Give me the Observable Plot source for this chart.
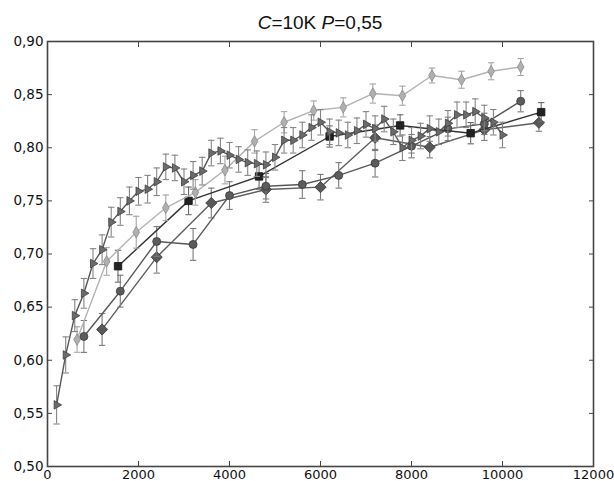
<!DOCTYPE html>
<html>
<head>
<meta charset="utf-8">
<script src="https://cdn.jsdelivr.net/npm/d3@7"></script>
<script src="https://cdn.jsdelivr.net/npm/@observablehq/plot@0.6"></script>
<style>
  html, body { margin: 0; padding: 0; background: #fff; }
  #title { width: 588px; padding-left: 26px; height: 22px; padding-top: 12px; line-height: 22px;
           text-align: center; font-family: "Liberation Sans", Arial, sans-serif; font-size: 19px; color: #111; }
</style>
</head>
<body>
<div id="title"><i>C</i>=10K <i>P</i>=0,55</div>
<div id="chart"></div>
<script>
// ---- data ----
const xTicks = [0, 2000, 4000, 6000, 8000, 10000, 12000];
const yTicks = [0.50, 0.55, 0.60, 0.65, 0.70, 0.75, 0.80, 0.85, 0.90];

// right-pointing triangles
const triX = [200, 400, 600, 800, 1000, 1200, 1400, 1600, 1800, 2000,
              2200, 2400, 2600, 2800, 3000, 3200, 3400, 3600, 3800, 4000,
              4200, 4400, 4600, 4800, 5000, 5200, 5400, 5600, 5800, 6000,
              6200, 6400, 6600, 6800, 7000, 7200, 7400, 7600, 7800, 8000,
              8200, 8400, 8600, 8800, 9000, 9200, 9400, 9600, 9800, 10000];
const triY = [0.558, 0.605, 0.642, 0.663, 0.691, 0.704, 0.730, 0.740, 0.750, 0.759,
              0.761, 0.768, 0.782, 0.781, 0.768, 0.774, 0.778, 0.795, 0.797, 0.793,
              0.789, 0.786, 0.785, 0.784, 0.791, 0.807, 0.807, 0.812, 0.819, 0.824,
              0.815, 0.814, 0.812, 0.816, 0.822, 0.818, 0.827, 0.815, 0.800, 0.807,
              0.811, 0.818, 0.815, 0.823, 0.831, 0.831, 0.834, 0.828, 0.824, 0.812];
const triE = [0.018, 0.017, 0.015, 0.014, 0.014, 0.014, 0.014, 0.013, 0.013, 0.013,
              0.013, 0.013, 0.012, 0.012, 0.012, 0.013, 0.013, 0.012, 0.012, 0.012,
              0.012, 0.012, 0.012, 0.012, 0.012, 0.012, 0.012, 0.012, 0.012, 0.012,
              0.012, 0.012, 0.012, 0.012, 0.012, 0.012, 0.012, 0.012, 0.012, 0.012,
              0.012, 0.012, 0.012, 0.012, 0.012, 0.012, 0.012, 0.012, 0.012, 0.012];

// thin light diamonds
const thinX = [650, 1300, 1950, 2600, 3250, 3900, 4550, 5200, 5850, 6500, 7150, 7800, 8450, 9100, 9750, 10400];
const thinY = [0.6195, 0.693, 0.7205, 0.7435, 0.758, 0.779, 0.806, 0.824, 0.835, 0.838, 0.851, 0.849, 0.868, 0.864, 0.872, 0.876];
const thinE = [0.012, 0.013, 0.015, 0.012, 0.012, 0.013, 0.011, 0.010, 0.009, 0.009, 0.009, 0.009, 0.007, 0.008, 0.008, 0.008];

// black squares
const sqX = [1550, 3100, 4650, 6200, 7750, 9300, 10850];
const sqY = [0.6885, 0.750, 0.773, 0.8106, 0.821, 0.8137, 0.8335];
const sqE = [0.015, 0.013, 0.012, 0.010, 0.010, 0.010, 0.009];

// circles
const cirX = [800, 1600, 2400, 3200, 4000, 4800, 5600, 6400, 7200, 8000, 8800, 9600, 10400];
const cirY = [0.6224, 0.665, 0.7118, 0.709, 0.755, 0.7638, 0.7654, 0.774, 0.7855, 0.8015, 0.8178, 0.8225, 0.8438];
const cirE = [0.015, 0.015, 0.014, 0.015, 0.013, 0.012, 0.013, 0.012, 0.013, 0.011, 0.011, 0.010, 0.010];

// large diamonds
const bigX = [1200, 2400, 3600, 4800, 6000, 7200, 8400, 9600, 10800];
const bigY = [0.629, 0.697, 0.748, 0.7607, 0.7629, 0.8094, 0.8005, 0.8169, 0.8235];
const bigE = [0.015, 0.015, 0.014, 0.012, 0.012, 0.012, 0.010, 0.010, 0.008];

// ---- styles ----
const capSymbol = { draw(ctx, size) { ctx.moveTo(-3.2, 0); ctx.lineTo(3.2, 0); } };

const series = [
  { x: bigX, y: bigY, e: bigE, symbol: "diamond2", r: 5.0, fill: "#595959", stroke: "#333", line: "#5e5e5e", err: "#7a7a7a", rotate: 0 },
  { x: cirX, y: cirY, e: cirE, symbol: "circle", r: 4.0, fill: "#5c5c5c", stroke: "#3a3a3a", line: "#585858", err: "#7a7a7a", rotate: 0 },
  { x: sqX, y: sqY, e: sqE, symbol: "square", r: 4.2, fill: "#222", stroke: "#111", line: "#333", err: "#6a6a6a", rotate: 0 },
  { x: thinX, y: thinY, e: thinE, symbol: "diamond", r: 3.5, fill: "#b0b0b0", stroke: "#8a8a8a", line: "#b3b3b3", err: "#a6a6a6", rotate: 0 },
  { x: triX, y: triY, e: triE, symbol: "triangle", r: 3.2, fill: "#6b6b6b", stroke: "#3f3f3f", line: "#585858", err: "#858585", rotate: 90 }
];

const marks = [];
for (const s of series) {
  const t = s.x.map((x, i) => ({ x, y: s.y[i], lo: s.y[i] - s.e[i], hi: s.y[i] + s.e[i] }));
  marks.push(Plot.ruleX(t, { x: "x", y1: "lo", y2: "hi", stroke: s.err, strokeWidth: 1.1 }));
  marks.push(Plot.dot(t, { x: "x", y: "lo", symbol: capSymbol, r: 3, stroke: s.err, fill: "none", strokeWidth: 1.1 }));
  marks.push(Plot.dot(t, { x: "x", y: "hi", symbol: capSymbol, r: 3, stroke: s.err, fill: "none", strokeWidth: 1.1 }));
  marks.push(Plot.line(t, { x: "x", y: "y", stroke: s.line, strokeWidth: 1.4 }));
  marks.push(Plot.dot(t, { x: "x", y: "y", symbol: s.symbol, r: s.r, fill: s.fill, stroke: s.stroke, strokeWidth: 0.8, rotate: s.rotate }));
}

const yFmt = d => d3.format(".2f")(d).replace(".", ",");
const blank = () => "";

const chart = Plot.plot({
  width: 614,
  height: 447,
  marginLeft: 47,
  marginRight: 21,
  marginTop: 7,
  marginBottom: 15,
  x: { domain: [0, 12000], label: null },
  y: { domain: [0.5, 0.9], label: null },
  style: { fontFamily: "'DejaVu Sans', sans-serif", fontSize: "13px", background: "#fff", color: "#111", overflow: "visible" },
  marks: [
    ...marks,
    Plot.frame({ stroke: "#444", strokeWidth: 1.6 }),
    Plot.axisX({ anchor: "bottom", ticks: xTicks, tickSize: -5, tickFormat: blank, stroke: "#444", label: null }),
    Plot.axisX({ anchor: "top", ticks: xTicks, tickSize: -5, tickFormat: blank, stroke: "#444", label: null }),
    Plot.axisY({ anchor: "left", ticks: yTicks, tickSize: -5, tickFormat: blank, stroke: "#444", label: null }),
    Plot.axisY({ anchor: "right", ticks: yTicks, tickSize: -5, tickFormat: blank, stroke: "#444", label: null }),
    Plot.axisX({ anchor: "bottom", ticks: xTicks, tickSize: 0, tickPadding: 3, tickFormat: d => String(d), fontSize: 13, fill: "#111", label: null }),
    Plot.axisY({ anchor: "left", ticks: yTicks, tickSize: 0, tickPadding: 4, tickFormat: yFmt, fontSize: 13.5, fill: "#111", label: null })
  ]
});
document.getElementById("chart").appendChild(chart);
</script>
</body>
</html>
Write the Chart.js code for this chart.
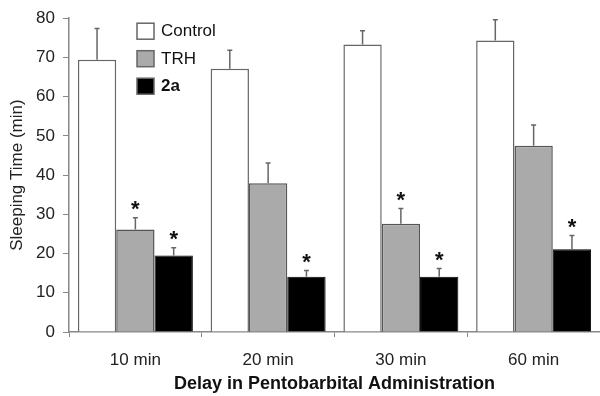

────────────────

▶ THE PROBLEM
Pictures in the records should not appear in your copy, but everything else must be transcribed exactly.

▶ OUTPUT BELOW
Give me the Observable Plot source for this chart.
<!DOCTYPE html>
<html>
<head>
<meta charset="utf-8">
<script src="https://cdn.jsdelivr.net/npm/d3@7"></script>
<script src="https://cdn.jsdelivr.net/npm/@observablehq/plot@0.6"></script>
<style>
  html, body { margin: 0; padding: 0; background: #fff; }
  #title { width: 588px; padding-left: 26px; height: 22px; padding-top: 12px; line-height: 22px;
           text-align: center; font-family: "Liberation Sans", Arial, sans-serif; font-size: 19px; color: #111; }
</style>
</head>
<body>
<div id="title"><i>C</i>=10K <i>P</i>=0,55</div>
<div id="chart"></div>
<script>
// ---- data ----
const xTicks = [0, 2000, 4000, 6000, 8000, 10000, 12000];
const yTicks = [0.50, 0.55, 0.60, 0.65, 0.70, 0.75, 0.80, 0.85, 0.90];

// right-pointing triangles
const triX = [200, 400, 600, 800, 1000, 1200, 1400, 1600, 1800, 2000,
              2200, 2400, 2600, 2800, 3000, 3200, 3400, 3600, 3800, 4000,
              4200, 4400, 4600, 4800, 5000, 5200, 5400, 5600, 5800, 6000,
              6200, 6400, 6600, 6800, 7000, 7200, 7400, 7600, 7800, 8000,
              8200, 8400, 8600, 8800, 9000, 9200, 9400, 9600, 9800, 10000];
const triY = [0.558, 0.605, 0.642, 0.663, 0.691, 0.704, 0.730, 0.740, 0.750, 0.759,
              0.761, 0.768, 0.782, 0.781, 0.768, 0.774, 0.778, 0.795, 0.797, 0.793,
              0.789, 0.786, 0.785, 0.784, 0.791, 0.807, 0.807, 0.812, 0.819, 0.824,
              0.815, 0.814, 0.812, 0.816, 0.822, 0.818, 0.827, 0.815, 0.800, 0.807,
              0.811, 0.818, 0.815, 0.823, 0.831, 0.831, 0.834, 0.828, 0.824, 0.812];
const triE = [0.018, 0.017, 0.015, 0.014, 0.014, 0.014, 0.014, 0.013, 0.013, 0.013,
              0.013, 0.013, 0.012, 0.012, 0.012, 0.013, 0.013, 0.012, 0.012, 0.012,
              0.012, 0.012, 0.012, 0.012, 0.012, 0.012, 0.012, 0.012, 0.012, 0.012,
              0.012, 0.012, 0.012, 0.012, 0.012, 0.012, 0.012, 0.012, 0.012, 0.012,
              0.012, 0.012, 0.012, 0.012, 0.012, 0.012, 0.012, 0.012, 0.012, 0.012];

// thin light diamonds
const thinX = [650, 1300, 1950, 2600, 3250, 3900, 4550, 5200, 5850, 6500, 7150, 7800, 8450, 9100, 9750, 10400];
const thinY = [0.6195, 0.693, 0.7205, 0.7435, 0.758, 0.779, 0.806, 0.824, 0.835, 0.838, 0.851, 0.849, 0.868, 0.864, 0.872, 0.876];
const thinE = [0.012, 0.013, 0.015, 0.012, 0.012, 0.013, 0.011, 0.010, 0.009, 0.009, 0.009, 0.009, 0.007, 0.008, 0.008, 0.008];

// black squares
const sqX = [1550, 3100, 4650, 6200, 7750, 9300, 10850];
const sqY = [0.6885, 0.750, 0.773, 0.8106, 0.821, 0.8137, 0.8335];
const sqE = [0.015, 0.013, 0.012, 0.010, 0.010, 0.010, 0.009];

// circles
const cirX = [800, 1600, 2400, 3200, 4000, 4800, 5600, 6400, 7200, 8000, 8800, 9600, 10400];
const cirY = [0.6224, 0.665, 0.7118, 0.709, 0.755, 0.7638, 0.7654, 0.774, 0.7855, 0.8015, 0.8178, 0.8225, 0.8438];
const cirE = [0.015, 0.015, 0.014, 0.015, 0.013, 0.012, 0.013, 0.012, 0.013, 0.011, 0.011, 0.010, 0.010];

// large diamonds
const bigX = [1200, 2400, 3600, 4800, 6000, 7200, 8400, 9600, 10800];
const bigY = [0.629, 0.697, 0.748, 0.7607, 0.7629, 0.8094, 0.8005, 0.8169, 0.8235];
const bigE = [0.015, 0.015, 0.014, 0.012, 0.012, 0.012, 0.010, 0.010, 0.008];

// ---- styles ----
const capSymbol = { draw(ctx, size) { ctx.moveTo(-3.2, 0); ctx.lineTo(3.2, 0); } };

const series = [
  { x: bigX, y: bigY, e: bigE, symbol: "diamond2", r: 5.0, fill: "#595959", stroke: "#333", line: "#5e5e5e", err: "#7a7a7a", rotate: 0 },
  { x: cirX, y: cirY, e: cirE, symbol: "circle", r: 4.0, fill: "#5c5c5c", stroke: "#3a3a3a", line: "#585858", err: "#7a7a7a", rotate: 0 },
  { x: sqX, y: sqY, e: sqE, symbol: "square", r: 4.2, fill: "#222", stroke: "#111", line: "#333", err: "#6a6a6a", rotate: 0 },
  { x: thinX, y: thinY, e: thinE, symbol: "diamond", r: 3.5, fill: "#b0b0b0", stroke: "#8a8a8a", line: "#b3b3b3", err: "#a6a6a6", rotate: 0 },
  { x: triX, y: triY, e: triE, symbol: "triangle", r: 3.2, fill: "#6b6b6b", stroke: "#3f3f3f", line: "#585858", err: "#858585", rotate: 90 }
];

const marks = [];
for (const s of series) {
  const t = s.x.map((x, i) => ({ x, y: s.y[i], lo: s.y[i] - s.e[i], hi: s.y[i] + s.e[i] }));
  marks.push(Plot.ruleX(t, { x: "x", y1: "lo", y2: "hi", stroke: s.err, strokeWidth: 1.1 }));
  marks.push(Plot.dot(t, { x: "x", y: "lo", symbol: capSymbol, r: 3, stroke: s.err, fill: "none", strokeWidth: 1.1 }));
  marks.push(Plot.dot(t, { x: "x", y: "hi", symbol: capSymbol, r: 3, stroke: s.err, fill: "none", strokeWidth: 1.1 }));
  marks.push(Plot.line(t, { x: "x", y: "y", stroke: s.line, strokeWidth: 1.4 }));
  marks.push(Plot.dot(t, { x: "x", y: "y", symbol: s.symbol, r: s.r, fill: s.fill, stroke: s.stroke, strokeWidth: 0.8, rotate: s.rotate }));
}

const yFmt = d => d3.format(".2f")(d).replace(".", ",");
const blank = () => "";

const chart = Plot.plot({
  width: 614,
  height: 447,
  marginLeft: 47,
  marginRight: 21,
  marginTop: 7,
  marginBottom: 15,
  x: { domain: [0, 12000], label: null },
  y: { domain: [0.5, 0.9], label: null },
  style: { fontFamily: "'DejaVu Sans', sans-serif", fontSize: "13px", background: "#fff", color: "#111", overflow: "visible" },
  marks: [
    ...marks,
    Plot.frame({ stroke: "#444", strokeWidth: 1.6 }),
    Plot.axisX({ anchor: "bottom", ticks: xTicks, tickSize: -5, tickFormat: blank, stroke: "#444", label: null }),
    Plot.axisX({ anchor: "top", ticks: xTicks, tickSize: -5, tickFormat: blank, stroke: "#444", label: null }),
    Plot.axisY({ anchor: "left", ticks: yTicks, tickSize: -5, tickFormat: blank, stroke: "#444", label: null }),
    Plot.axisY({ anchor: "right", ticks: yTicks, tickSize: -5, tickFormat: blank, stroke: "#444", label: null }),
    Plot.axisX({ anchor: "bottom", ticks: xTicks, tickSize: 0, tickPadding: 3, tickFormat: d => String(d), fontSize: 13, fill: "#111", label: null }),
    Plot.axisY({ anchor: "left", ticks: yTicks, tickSize: 0, tickPadding: 4, tickFormat: yFmt, fontSize: 13.5, fill: "#111", label: null })
  ]
});
document.getElementById("chart").appendChild(chart);
</script>
</body>
</html>
Write the Chart.js code for this chart.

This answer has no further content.